Over the next hour, George identified a small apple with red stripes as the “original Red Delicious,” a large, round apple as “Baldwin,” a yellow apple with russeting as “Yellow Russet.” Those were followed by Stayman Winesap, a Red Delicious seedling, Gravenstein, Arkansas Black, another Red Delicious seedling, Lady Apple and Esopus Spitzenburg, Thomas Jefferson’s favorite apple.
As George stood to retrieve apples from the windowsill, I realized it was time for me to go. Before I left, however, George asked the telling question: Did I have a special apple tree from my childhood?
I paused, picturing the gnarly tree that grew in my family’s back yard. Its wide-spreading branches provided perfect hand and foot holds for a climbing tomboy. Its sturdy trunk offered the perfect spot to lean back and read or to stare at the clouds, imagining what lay beyond. The flavor of its red-striped apples lived on in my mind.
It wasn’t until I’d begun interviewing people about apples that I’d asked my mother what variety had graced our backyard. She’d seemed puzzled, guessed Red Delicious.
But the apple of my childhood had been tarter than even the early Red Delicious apples, crisp, clean and with an underlying depth not found in the Delicious. The flavor most resembled an 18th Century variety called Gravenstein.
The first time I’d bit into a Gravenstein, I’d been transported back to those childhood days when the world seemed ripe with possibilities.

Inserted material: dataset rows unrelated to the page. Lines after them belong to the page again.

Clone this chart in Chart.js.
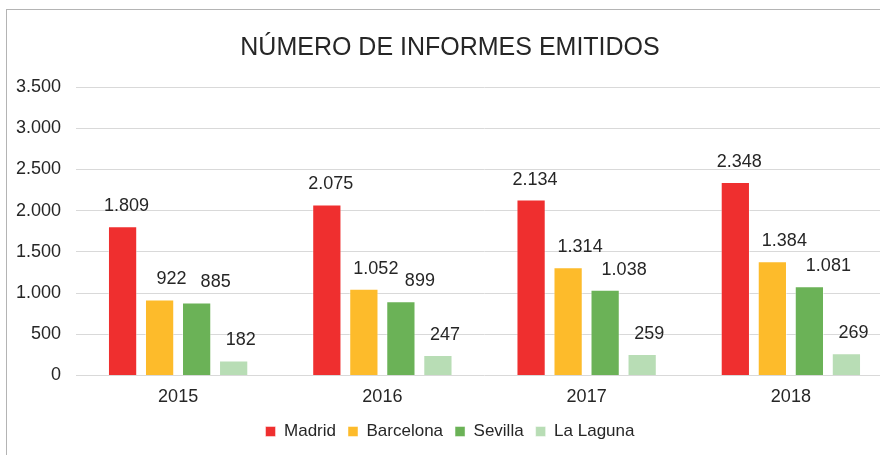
<!DOCTYPE html>
<html>
<head>
<meta charset="utf-8">
<script src="https://cdn.jsdelivr.net/npm/chart.js@4/dist/chart.umd.min.js"></script>
<style>
html, body { margin: 0; padding: 0; background: #fff; overflow: hidden; width: 880px; height: 455px; }
#frame { position: absolute; left: 6px; top: 9px; width: 900px; height: 480px; border-top: 1px solid #b4b4b4; border-left: 1px solid #b4b4b4; }
#wrap { position: absolute; left: 0; top: 0; width: 886px; height: 440px; }
</style>
</head>
<body>
<div id="frame"><div id="wrap"><canvas id="c"></canvas></div></div>
<script>
var years = ["2015", "2016", "2017", "2018"];
var madrid = [1809, 2075, 2134, 2348];
var barcelona = [922, 1052, 1314, 1384];
var sevilla = [885, 899, 1038, 1081];
var laguna = [182, 247, 259, 269];
var yTicks = [0, 500, 1000, 1500, 2000, 2500, 3000, 3500];

var FONT = "'Liberation Sans', Arial, sans-serif";
var INK = "#262626";

function fmt(v) {
    return String(v).replace(/\B(?=(\d{3})+(?!\d))/g, ".");
}

// labels sit a bit to the right of each bar, like in the source
var labelShift = [4, 12, 19, 7];

var valueLabels = {
    id: "valueLabels",
    afterDatasetsDraw: function (chart) {
        var ctx = chart.ctx;
        ctx.save();
        ctx.font = "18px " + FONT;
        ctx.fillStyle = INK;
        ctx.textAlign = "center";
        ctx.textBaseline = "middle";
        chart.data.datasets.forEach(function (ds, i) {
            chart.getDatasetMeta(i).data.forEach(function (bar, j) {
                ctx.fillText(fmt(ds.data[j]), bar.x + labelShift[i], bar.y - 20);
            });
        });
        ctx.restore();
    }
};

function mk(label, data, color) {
    return {
        label: label,
        data: data,
        backgroundColor: color,
        borderColor: "rgba(255,255,255,0.45)",
        borderWidth: 1,
        categoryPercentage: 0.725,
        barPercentage: 0.79
    };
}

new Chart(document.getElementById("c"), {
    type: "bar",
    data: {
        labels: years,
        datasets: [
            mk("Madrid", madrid, "#EF2F2F"),
            mk("Barcelona", barcelona, "#FDBB2B"),
            mk("Sevilla", sevilla, "#6BB257"),
            mk("La Laguna", laguna, "#B8DDB5")
        ]
    },
    options: {
        responsive: true,
        maintainAspectRatio: false,
        animation: false,
        layout: { padding: 0 },
        plugins: {
            title: {
                display: true,
                text: "NÚMERO DE INFORMES EMITIDOS",
                color: INK,
                font: { family: FONT, size: 25, weight: "normal", lineHeight: 1.2 },
                padding: { top: 23, bottom: 24 }
            },
            legend: {
                position: "bottom",
                labels: {
                    color: INK,
                    font: { family: FONT, size: 17 },
                    boxWidth: 10,
                    boxHeight: 10,
                    padding: 12
                }
            },
            tooltip: { enabled: false }
        },
        scales: {
            x: {
                grid: { display: false },
                border: { display: false },
                ticks: { color: INK, font: { family: FONT, size: 18 }, padding: 3 }
            },
            y: {
                min: 0,
                max: 3500,
                afterBuildTicks: function (s) {
                    s.ticks = yTicks.map(function (v) { return { value: v }; });
                },
                afterFit: function (s) { s.width = 69; },
                grid: { color: "#d9d9d9", lineWidth: 1, drawTicks: false },
                border: { display: false },
                ticks: {
                    color: INK,
                    font: { family: FONT, size: 18 },
                    padding: 15,
                    callback: function (v) { return fmt(v); }
                }
            }
        }
    },
    plugins: [valueLabels]
});
</script>
</body>
</html>
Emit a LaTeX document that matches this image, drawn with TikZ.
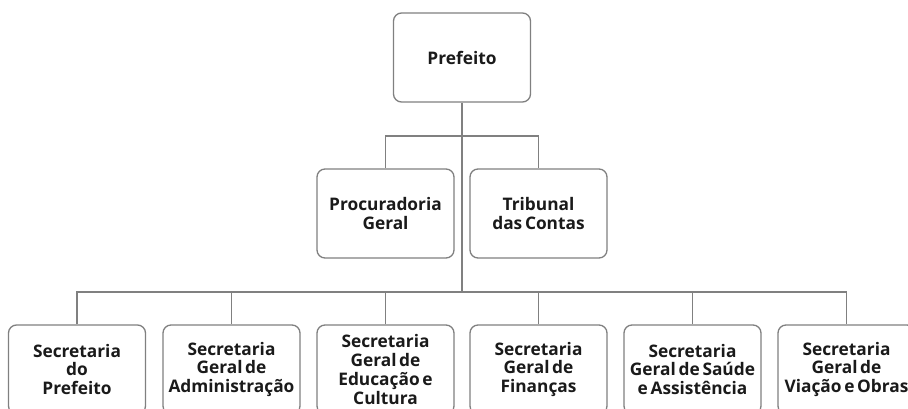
\documentclass[tikz,border=0pt]{standalone}
\usepackage{fontspec}
\setmainfont{Open Sans}[WordSpace=0.6]
\definecolor{linegray}{HTML}{808080}
\definecolor{txt}{HTML}{1A1A1A}
\begin{document}
\begin{tikzpicture}[x=1pt,y=-1pt,
  orgbox/.style={draw=linegray, line width=1.3pt, rounded corners=8pt, fill=white,
    minimum width=137pt, minimum height=89pt, inner sep=0pt,
    align=center, text=txt, font=\bfseries\fontsize{17.3}{18.7}\selectfont},
  conn/.style={draw=linegray, line width=1.3pt}]
\useasboundingbox (0,0) rectangle (908,409);
\clip (0,0) rectangle (908,409);
\node[orgbox] (pref) at (462,57.5) {Prefeito};
\node[orgbox] (proc) at (385.5,213.5) {Procuradoria\\Geral};
\node[orgbox] (trib) at (538.5,213.5) {Tribunal\\das Contas};
\node[orgbox] (s1) at (77,369.5) {Secretaria\\do\\Prefeito};
\node[orgbox] (s2) at (231.5,369.5) {Secretaria\\Geral de\\Administração};
\node[orgbox] (s3) at (385.5,369.5) {Secretaria\\Geral de\\Educação e\\Cultura};
\node[orgbox] (s4) at (538.5,369.5) {Secretaria\\Geral de\\Finanças};
\node[orgbox] (s5) at (692.5,369.5) {Secretaria\\Geral de Saúde\\e Assistência};
\node[orgbox] (s6) at (846.5,369.5) {Secretaria\\Geral de\\Viação e Obras};
\coordinate (j1) at (462,136);
\coordinate (j2) at (462,292);
\path[conn] (pref.south) -- (j2);
\path[conn] (proc.north) |- (j1) -| (trib.north);
\path[conn] (s1.north) |- (j2) -| (s6.north);
\path[conn] (s2.north) -- (s2.north |- j2);
\path[conn] (s3.north) -- (s3.north |- j2);
\path[conn] (s4.north) -- (s4.north |- j2);
\path[conn] (s5.north) -- (s5.north |- j2);
\end{tikzpicture}
\end{document}
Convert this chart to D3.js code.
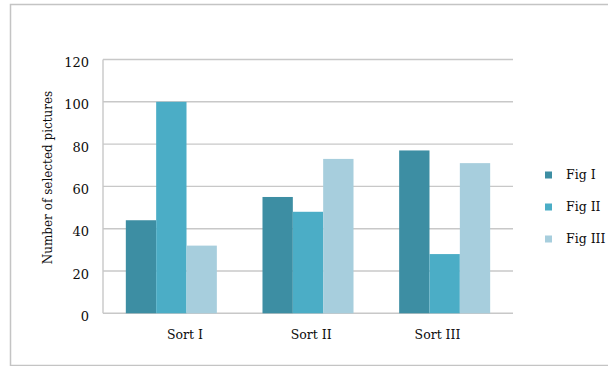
<!DOCTYPE html>
<html>
<head>
<meta charset="utf-8">
<script src="https://cdn.jsdelivr.net/npm/d3@7"></script>
<style>
  html, body { margin: 0; padding: 0; background: #fff; }
  svg { display: block; }
  text { font-family: "DejaVu Serif", serif; fill: #0d0d0d; }
</style>
</head>
<body>
<svg id="chart" width="608" height="366"></svg>
<script>
// Data
const categories = ["Sort I", "Sort II", "Sort III"];
const seriesNames = ["Fig I", "Fig II", "Fig III"];
const figI   = [44, 55, 77];
const figII  = [100, 48, 28];
const figIII = [32, 73, 71];
const yTicks = [0, 20, 40, 60, 80, 100, 120];
const seriesColors = ["#3d8ea3", "#4badc6", "#a7cedd"];

const seriesValues = [figI, figII, figIII];

const svg = d3.select("#chart");

// Outer frame (open on the right)
svg.append("path")
  .attr("d", "M608,4.5 H10.5 V365.5 H608")
  .attr("fill", "none")
  .attr("stroke", "#c4c4c4")
  .attr("stroke-width", 1.5);

const plot = { left: 103, right: 513, top: 59.5, bottom: 313.3 };

const x = d3.scaleBand()
  .domain(categories)
  .range([plot.left, plot.right])
  .paddingInner(0.334)
  .paddingOuter(0.167);

// Category label positions along the bottom
const xLabel = d3.scalePoint()
  .domain(categories)
  .range([184.5, 437]);

const xs = d3.scaleBand()
  .domain(seriesNames)
  .range([0, x.bandwidth()]);

const y = d3.scaleLinear()
  .domain([0, 120])
  .range([plot.bottom, plot.top]);

// Horizontal gridlines
svg.append("g")
  .selectAll("line")
  .data(yTicks)
  .join("line")
  .attr("x1", plot.left)
  .attr("x2", plot.right)
  .attr("y1", d => y(d))
  .attr("y2", d => y(d))
  .attr("stroke", "#c8c8c8")
  .attr("stroke-width", 1.4);

// Vertical axis line
svg.append("line")
  .attr("x1", plot.left).attr("x2", plot.left)
  .attr("y1", plot.top).attr("y2", plot.bottom)
  .attr("stroke", "#c8c8c8")
  .attr("stroke-width", 1.4);

// Y tick labels
const yAxis = d3.axisLeft(y).tickValues(yTicks).tickSize(0).tickPadding(14);
const yg = svg.append("g")
  .attr("transform", `translate(${plot.left},0)`)
  .call(yAxis);
yg.select(".domain").remove();
yg.selectAll("text")
  .attr("font-family", "DejaVu Serif, serif")
  .attr("font-size", 13)
  .attr("fill", "#0d0d0d")
  .attr("dy", "0.55em");

// Category labels
const xAxis = d3.axisBottom(xLabel).tickSize(0).tickPadding(17);
const xg = svg.append("g")
  .attr("transform", `translate(0,${plot.bottom})`)
  .call(xAxis);
xg.select(".domain").remove();
xg.selectAll("text")
  .attr("font-family", "DejaVu Serif, serif")
  .attr("font-size", 12.5)
  .attr("fill", "#0d0d0d");

// Bars
const groups = svg.append("g")
  .selectAll("g")
  .data(categories)
  .join("g")
  .attr("transform", d => `translate(${x(d)},0)`);

groups.selectAll("rect")
  .data((c, i) => seriesNames.map((s, j) => ({ s, j, v: seriesValues[j][i] })))
  .join("rect")
  .attr("x", d => xs(d.s))
  .attr("width", xs.bandwidth())
  .attr("y", d => y(d.v))
  .attr("height", d => y(0) - y(d.v))
  .attr("fill", d => seriesColors[d.j]);

// Y axis title
svg.append("text")
  .attr("transform", "translate(52,177.5) rotate(-90)")
  .attr("text-anchor", "middle")
  .attr("font-size", 12)
  .text("Number of selected pictures");

// Legend
const legend = svg.append("g")
  .selectAll("g")
  .data(seriesNames)
  .join("g")
  .attr("transform", (d, i) => `translate(545,${175 + i * 32})`);

legend.append("rect")
  .attr("x", 0).attr("y", -3.5)
  .attr("width", 7).attr("height", 7)
  .attr("fill", (d, i) => seriesColors[i]);

legend.append("text")
  .attr("x", 21)
  .attr("y", 4)
  .attr("font-size", 12.5)
  .text(d => d);
</script>
</body>
</html>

Gravensteins, however, grew best in California and probably wouldn’t survive the severe Pittsburgh winters.
“I can tell by your expression that there was a special apple tree,” George said.
Warmth spread through my body and I couldn’t suppress a grin as I suddenly understood the motives of hundreds of people who’d shipped boxes of apples across the country in the hopes that one white-haired gentleman could tell them the name of the variety.
If I could collect apples from my childhood tree, would I send them to George to ID?